Output the material below unchanged, apart from leaving out the pictures.

» **Information supplied**
►

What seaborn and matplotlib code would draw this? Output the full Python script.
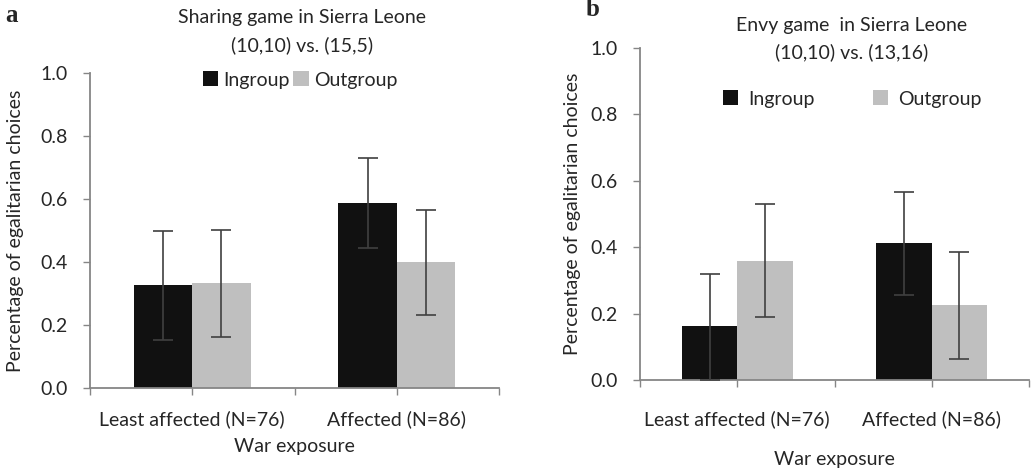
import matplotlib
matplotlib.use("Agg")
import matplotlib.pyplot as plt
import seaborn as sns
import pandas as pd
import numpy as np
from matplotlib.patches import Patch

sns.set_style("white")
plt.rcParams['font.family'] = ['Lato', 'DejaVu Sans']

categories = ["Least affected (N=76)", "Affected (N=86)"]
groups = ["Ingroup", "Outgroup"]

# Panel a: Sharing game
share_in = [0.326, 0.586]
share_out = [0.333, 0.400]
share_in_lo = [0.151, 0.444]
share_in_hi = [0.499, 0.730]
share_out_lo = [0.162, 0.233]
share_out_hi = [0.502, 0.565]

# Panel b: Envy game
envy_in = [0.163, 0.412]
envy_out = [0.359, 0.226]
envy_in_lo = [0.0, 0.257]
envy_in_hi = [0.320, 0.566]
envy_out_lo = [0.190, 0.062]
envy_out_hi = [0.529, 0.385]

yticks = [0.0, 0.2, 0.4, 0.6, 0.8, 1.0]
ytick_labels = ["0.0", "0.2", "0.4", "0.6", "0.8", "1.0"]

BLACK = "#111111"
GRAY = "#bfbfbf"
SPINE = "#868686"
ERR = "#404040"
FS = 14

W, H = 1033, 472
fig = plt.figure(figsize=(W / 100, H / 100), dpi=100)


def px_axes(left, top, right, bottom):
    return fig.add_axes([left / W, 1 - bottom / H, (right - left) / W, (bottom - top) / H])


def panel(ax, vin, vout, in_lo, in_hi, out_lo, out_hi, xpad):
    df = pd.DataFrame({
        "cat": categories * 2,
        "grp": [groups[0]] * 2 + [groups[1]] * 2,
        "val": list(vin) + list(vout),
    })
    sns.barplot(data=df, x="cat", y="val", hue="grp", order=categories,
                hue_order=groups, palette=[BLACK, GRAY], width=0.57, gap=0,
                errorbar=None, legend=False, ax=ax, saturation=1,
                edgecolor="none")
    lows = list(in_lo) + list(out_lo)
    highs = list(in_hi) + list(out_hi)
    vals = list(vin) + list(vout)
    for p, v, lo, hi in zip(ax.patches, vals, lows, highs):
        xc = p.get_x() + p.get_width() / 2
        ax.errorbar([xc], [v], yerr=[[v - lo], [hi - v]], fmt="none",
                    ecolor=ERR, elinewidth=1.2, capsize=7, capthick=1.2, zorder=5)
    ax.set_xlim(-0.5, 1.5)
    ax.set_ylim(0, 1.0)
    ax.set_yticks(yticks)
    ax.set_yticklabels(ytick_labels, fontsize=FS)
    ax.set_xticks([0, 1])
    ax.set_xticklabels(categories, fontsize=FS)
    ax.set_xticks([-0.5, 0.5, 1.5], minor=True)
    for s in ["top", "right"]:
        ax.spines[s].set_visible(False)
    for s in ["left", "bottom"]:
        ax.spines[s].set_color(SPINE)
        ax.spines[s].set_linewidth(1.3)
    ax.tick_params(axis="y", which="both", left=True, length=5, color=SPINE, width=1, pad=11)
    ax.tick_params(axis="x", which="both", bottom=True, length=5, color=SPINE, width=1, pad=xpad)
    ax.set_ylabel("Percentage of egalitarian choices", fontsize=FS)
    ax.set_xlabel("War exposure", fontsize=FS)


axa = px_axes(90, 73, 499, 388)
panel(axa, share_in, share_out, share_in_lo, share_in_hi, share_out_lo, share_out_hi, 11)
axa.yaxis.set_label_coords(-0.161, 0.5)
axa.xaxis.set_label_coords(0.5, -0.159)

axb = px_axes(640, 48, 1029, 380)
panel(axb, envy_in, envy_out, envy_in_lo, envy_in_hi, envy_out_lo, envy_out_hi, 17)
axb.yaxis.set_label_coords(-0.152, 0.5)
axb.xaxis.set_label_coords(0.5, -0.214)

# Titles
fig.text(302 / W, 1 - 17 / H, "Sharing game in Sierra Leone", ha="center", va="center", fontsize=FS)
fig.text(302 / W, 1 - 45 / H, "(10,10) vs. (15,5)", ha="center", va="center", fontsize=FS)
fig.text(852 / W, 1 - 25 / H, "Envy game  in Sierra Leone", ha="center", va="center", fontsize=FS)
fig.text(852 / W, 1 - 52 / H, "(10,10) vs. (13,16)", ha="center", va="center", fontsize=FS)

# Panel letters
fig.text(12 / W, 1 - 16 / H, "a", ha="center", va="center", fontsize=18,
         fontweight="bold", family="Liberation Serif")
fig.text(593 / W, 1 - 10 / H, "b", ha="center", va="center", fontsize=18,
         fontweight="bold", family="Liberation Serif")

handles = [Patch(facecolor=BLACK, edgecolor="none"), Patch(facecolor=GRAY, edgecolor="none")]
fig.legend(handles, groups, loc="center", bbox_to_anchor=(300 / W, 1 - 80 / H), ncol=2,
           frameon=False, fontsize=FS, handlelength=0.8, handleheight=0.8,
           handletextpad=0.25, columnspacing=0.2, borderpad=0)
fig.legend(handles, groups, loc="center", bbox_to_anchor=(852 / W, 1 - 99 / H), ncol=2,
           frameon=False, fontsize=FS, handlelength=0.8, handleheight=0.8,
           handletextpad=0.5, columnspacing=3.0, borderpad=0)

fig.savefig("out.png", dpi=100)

◄

» **Solved exercise**
What seaborn and matplotlib code would draw this? Output the full Python script.
import matplotlib
matplotlib.use("Agg")
import matplotlib.pyplot as plt
import seaborn as sns
import pandas as pd
import numpy as np
from matplotlib.patches import Patch

sns.set_style("white")
plt.rcParams['font.family'] = ['Lato', 'DejaVu Sans']

categories = ["Least affected (N=76)", "Affected (N=86)"]
groups = ["Ingroup", "Outgroup"]

# Panel a: Sharing game
share_in = [0.326, 0.586]
share_out = [0.333, 0.400]
share_in_lo = [0.151, 0.444]
share_in_hi = [0.499, 0.730]
share_out_lo = [0.162, 0.233]
share_out_hi = [0.502, 0.565]

# Panel b: Envy game
envy_in = [0.163, 0.412]
envy_out = [0.359, 0.226]
envy_in_lo = [0.0, 0.257]
envy_in_hi = [0.320, 0.566]
envy_out_lo = [0.190, 0.062]
envy_out_hi = [0.529, 0.385]

yticks = [0.0, 0.2, 0.4, 0.6, 0.8, 1.0]
ytick_labels = ["0.0", "0.2", "0.4", "0.6", "0.8", "1.0"]

BLACK = "#111111"
GRAY = "#bfbfbf"
SPINE = "#868686"
ERR = "#404040"
FS = 14

W, H = 1033, 472
fig = plt.figure(figsize=(W / 100, H / 100), dpi=100)


def px_axes(left, top, right, bottom):
    return fig.add_axes([left / W, 1 - bottom / H, (right - left) / W, (bottom - top) / H])


def panel(ax, vin, vout, in_lo, in_hi, out_lo, out_hi, xpad):
    df = pd.DataFrame({
        "cat": categories * 2,
        "grp": [groups[0]] * 2 + [groups[1]] * 2,
        "val": list(vin) + list(vout),
    })
    sns.barplot(data=df, x="cat", y="val", hue="grp", order=categories,
                hue_order=groups, palette=[BLACK, GRAY], width=0.57, gap=0,
                errorbar=None, legend=False, ax=ax, saturation=1,
                edgecolor="none")
    lows = list(in_lo) + list(out_lo)
    highs = list(in_hi) + list(out_hi)
    vals = list(vin) + list(vout)
    for p, v, lo, hi in zip(ax.patches, vals, lows, highs):
        xc = p.get_x() + p.get_width() / 2
        ax.errorbar([xc], [v], yerr=[[v - lo], [hi - v]], fmt="none",
                    ecolor=ERR, elinewidth=1.2, capsize=7, capthick=1.2, zorder=5)
    ax.set_xlim(-0.5, 1.5)
    ax.set_ylim(0, 1.0)
    ax.set_yticks(yticks)
    ax.set_yticklabels(ytick_labels, fontsize=FS)
    ax.set_xticks([0, 1])
    ax.set_xticklabels(categories, fontsize=FS)
    ax.set_xticks([-0.5, 0.5, 1.5], minor=True)
    for s in ["top", "right"]:
        ax.spines[s].set_visible(False)
    for s in ["left", "bottom"]:
        ax.spines[s].set_color(SPINE)
        ax.spines[s].set_linewidth(1.3)
    ax.tick_params(axis="y", which="both", left=True, length=5, color=SPINE, width=1, pad=11)
    ax.tick_params(axis="x", which="both", bottom=True, length=5, color=SPINE, width=1, pad=xpad)
    ax.set_ylabel("Percentage of egalitarian choices", fontsize=FS)
    ax.set_xlabel("War exposure", fontsize=FS)


axa = px_axes(90, 73, 499, 388)
panel(axa, share_in, share_out, share_in_lo, share_in_hi, share_out_lo, share_out_hi, 11)
axa.yaxis.set_label_coords(-0.161, 0.5)
axa.xaxis.set_label_coords(0.5, -0.159)

axb = px_axes(640, 48, 1029, 380)
panel(axb, envy_in, envy_out, envy_in_lo, envy_in_hi, envy_out_lo, envy_out_hi, 17)
axb.yaxis.set_label_coords(-0.152, 0.5)
axb.xaxis.set_label_coords(0.5, -0.214)

# Titles
fig.text(302 / W, 1 - 17 / H, "Sharing game in Sierra Leone", ha="center", va="center", fontsize=FS)
fig.text(302 / W, 1 - 45 / H, "(10,10) vs. (15,5)", ha="center", va="center", fontsize=FS)
fig.text(852 / W, 1 - 25 / H, "Envy game  in Sierra Leone", ha="center", va="center", fontsize=FS)
fig.text(852 / W, 1 - 52 / H, "(10,10) vs. (13,16)", ha="center", va="center", fontsize=FS)

# Panel letters
fig.text(12 / W, 1 - 16 / H, "a", ha="center", va="center", fontsize=18,
         fontweight="bold", family="Liberation Serif")
fig.text(593 / W, 1 - 10 / H, "b", ha="center", va="center", fontsize=18,
         fontweight="bold", family="Liberation Serif")

handles = [Patch(facecolor=BLACK, edgecolor="none"), Patch(facecolor=GRAY, edgecolor="none")]
fig.legend(handles, groups, loc="center", bbox_to_anchor=(300 / W, 1 - 80 / H), ncol=2,
           frameon=False, fontsize=FS, handlelength=0.8, handleheight=0.8,
           handletextpad=0.25, columnspacing=0.2, borderpad=0)
fig.legend(handles, groups, loc="center", bbox_to_anchor=(852 / W, 1 - 99 / H), ncol=2,
           frameon=False, fontsize=FS, handlelength=0.8, handleheight=0.8,
           handletextpad=0.5, columnspacing=3.0, borderpad=0)

fig.savefig("out.png", dpi=100)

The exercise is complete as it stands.